Dollar amounts were calculated based on the cost of a routine noncontrast-enhanced MRI brain scan using the CPT code 70551 for outpatient costs. For inpatient costs, the researchers added institutional operational-dollar estimates for MRI and relative value units (RVUs) per CPT codes and patient volumes.
Andre and colleagues assumed 45-minute time slots for initial MRI scans and used the actual scan times for repeat sequences, taking the data directly from the scanner’s console.
Thus, the base-case cost estimate for a brain MRI exam was $444.32 for a 45-minutes time slot, which was extrapolated to a cost of $592 per hour. This value was then used to estimate the expense of repeat sequences associated with motion artifacts.
The researchers did not take into account differences in reimbursement in other parts of the U.S. for scanning in the outpatient, inpatient, and/or ED setting, nor did they include variations in technical and/or professional fees.
However, they did apply a 20% deviation to their hourly base-case cost scenario to provide a range of possible financial implications from patient motion and to expand the potential of lost revenue, from a low estimate of $474 per hour to a high estimate of $711 per hour.
“If you think about cost as a penalty in terms of patient motion, the penalty will change based on reimbursement rates and where you are in the country, because reimbursement rates fluctuate based on geographic location,” Andre said.
Among the 192 exams evaluated, 203 sequences had moderate and/or severe motion artifacts and suboptimal image quality. Sixty-eight of the subpar MRI sequences were repeated; these came from 38 patients.
A breakdown of patient groups found significant motion artifacts on MRI sequences in 29% of inpatient and/or emergency department exams, compared with only 7% of outpatient MRI scans.
Andre said he and his colleagues were not surprised to find that inpatients and ED patients tended to move more often than outpatients during MRI scans, but they did not expect such a significant disparity between the two groups.
“We also were surprised to see how often outpatients moved, because they are supposedly relatively healthy and can prepare themselves for the scan,” he said. “Having 7% of outpatients with minimal and moderate motion was somewhat surprising.”
The repeating of 68 MRI sequences required 278.5 minutes of additional scan time to produce adequate image quality.
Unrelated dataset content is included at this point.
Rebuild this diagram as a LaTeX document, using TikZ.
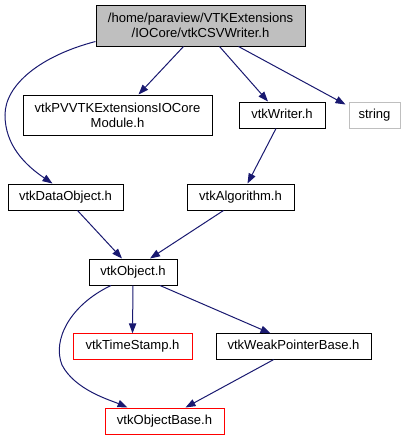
\documentclass[tikz,border=0pt]{standalone}
\usepackage{fontspec}
\setmainfont{Liberation Sans}
\usetikzlibrary{arrows.meta,calc}
\definecolor{edgeblue}{RGB}{25,25,112}
\definecolor{topgray}{RGB}{191,191,191}
\definecolor{lightbd}{RGB}{191,191,191}
\definecolor{redbd}{RGB}{255,0,0}
\begin{document}
\begin{tikzpicture}[x=0.75pt,y=-0.75pt,
  box/.style={draw=black,line width=0.75pt,inner sep=0pt,align=center,
    font=\fontsize{9.8}{12}\selectfont,text height=7.2pt,text depth=2pt},
  redbox/.style={box,draw=redbd},
  graybox/.style={box,draw=lightbd},
  edge/.style={draw=edgeblue,line width=0.75pt,-{Triangle[length=7.5pt,width=5.5pt]}}
]
\useasboundingbox (0,0) rectangle (410,440);
\node[box,fill=topgray,minimum width=156.75pt,minimum height=30.75pt,text height=,text depth=,
  font=\fontsize{9.8}{11.5}\selectfont] (top) at (200.5,25.5)
  {/home/paraview/VTKExtensions\\/IOCore/vtkCSVWriter.h};
\node[box,minimum width=141.75pt,minimum height=30pt,text height=,text depth=,
  font=\fontsize{9.8}{11.5}\selectfont] (pv) at (117.5,115)
  {vtkPVVTKExtensionsIOCore\\Module.h};
\node[box,minimum width=64.5pt,minimum height=19.5pt] (writer) at (282,115) {vtkWriter.h};
\node[graybox,minimum width=38.25pt,minimum height=19.5pt] (string) at (374.5,115) {string};
\node[box,minimum width=86.25pt,minimum height=19.5pt] (dobj) at (65.5,197) {vtkDataObject.h};
\node[box,minimum width=80.25pt,minimum height=19.5pt] (algo) at (240.5,197) {vtkAlgorithm.h};
\node[box,minimum width=66pt,minimum height=19.5pt] (obj) at (133,272) {vtkObject.h};
\node[redbox,minimum width=89.25pt,minimum height=19pt] (ts) at (132.5,346.5) {vtkTimeStamp.h};
\node[box,minimum width=116.25pt,minimum height=19pt] (weak) at (293.5,346.5) {vtkWeakPointerBase.h};
\node[redbox,minimum width=89.25pt,minimum height=19.5pt] (base) at (164.5,421) {vtkObjectBase.h};

\draw[edge] ($(top.south west)+(0,-5)$) .. controls (40,56) and (5,85) .. (5,115)
  .. controls (5,145) and (25,165) .. ($(dobj.north)+(-13,0)$);
\draw[edge] ($(top.south)+(-17,0)$) -- ($(pv.north)+(21,0)$);
\draw[edge] ($(top.south)+(19,0)$) -- ($(writer.north)+(-14,0)$);
\draw[edge] ($(top.south)+(38,0)$) -- ($(string.north west)+(-3,3)$);
\draw[edge] ($(writer.south)+(-6,0)$) -- ($(algo.north)+(7,0)$);
\draw[edge] ($(dobj.south)+(12,0)$) -- ($(obj.north)+(-11,0)$);
\draw[edge] ($(algo.south)+(-17,0)$) -- ($(obj.north)+(17,0)$);
\draw[edge] (obj.south) -- (ts.north);
\draw[edge] ($(obj.south)+(27,0)$) -- ($(weak.north)+(-23,0)$);
\draw[edge] ($(obj.south)+(-22,0)$) .. controls (70,305) and (52,340) .. (62,365)
  .. controls (75,390) and (110,400) .. ($(base.north)+(-37,0)$);
\draw[edge] ($(weak.south)+(-20,0)$) -- ($(base.north)+(21,0)$);
\end{tikzpicture}
\end{document}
Based on the study’s average base-case MRI cost of $592 per hour, the extra scanning time that week cost the hospital $2,750 in lost revenue.
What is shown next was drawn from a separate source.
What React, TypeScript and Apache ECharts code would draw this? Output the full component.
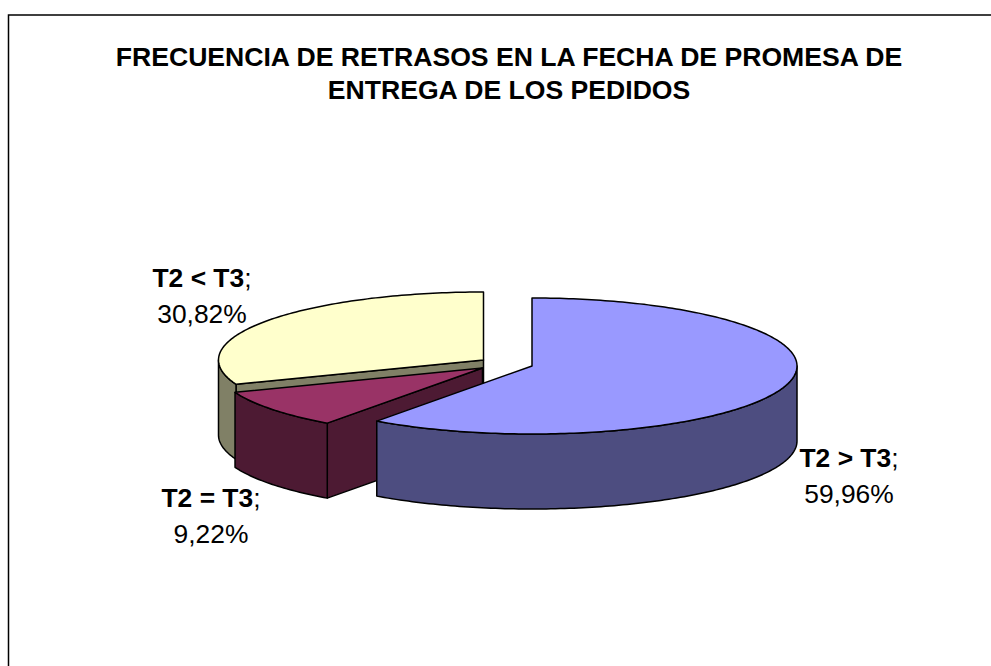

When the results for that week are extrapolated to a full year, the hospital could lose more than $140,000 annually in revenue and/or additional costs, Andre and colleagues estimated. When they added the 20% deviation variable, the estimated amount for nonreimbursed MR scans ranged from $114,000 to $172,000.
If all 203 sequences found to contain moderate and/or severe motion artifacts were counted, this would represent lost revenue of approximately $8,351 per week or $434,000 per year. Adding the 20% deviation variable resulted in a range of $347,000 to $521,000 per year.
“This is a small study, and we need to expand the evaluation time frame and the body parts that were evaluated,” Andre said. “Looking into the future, the evaluation of motion that includes respiratory and cardiac motion, which basically is core body motion, would be of value, as well as expanding the study population.”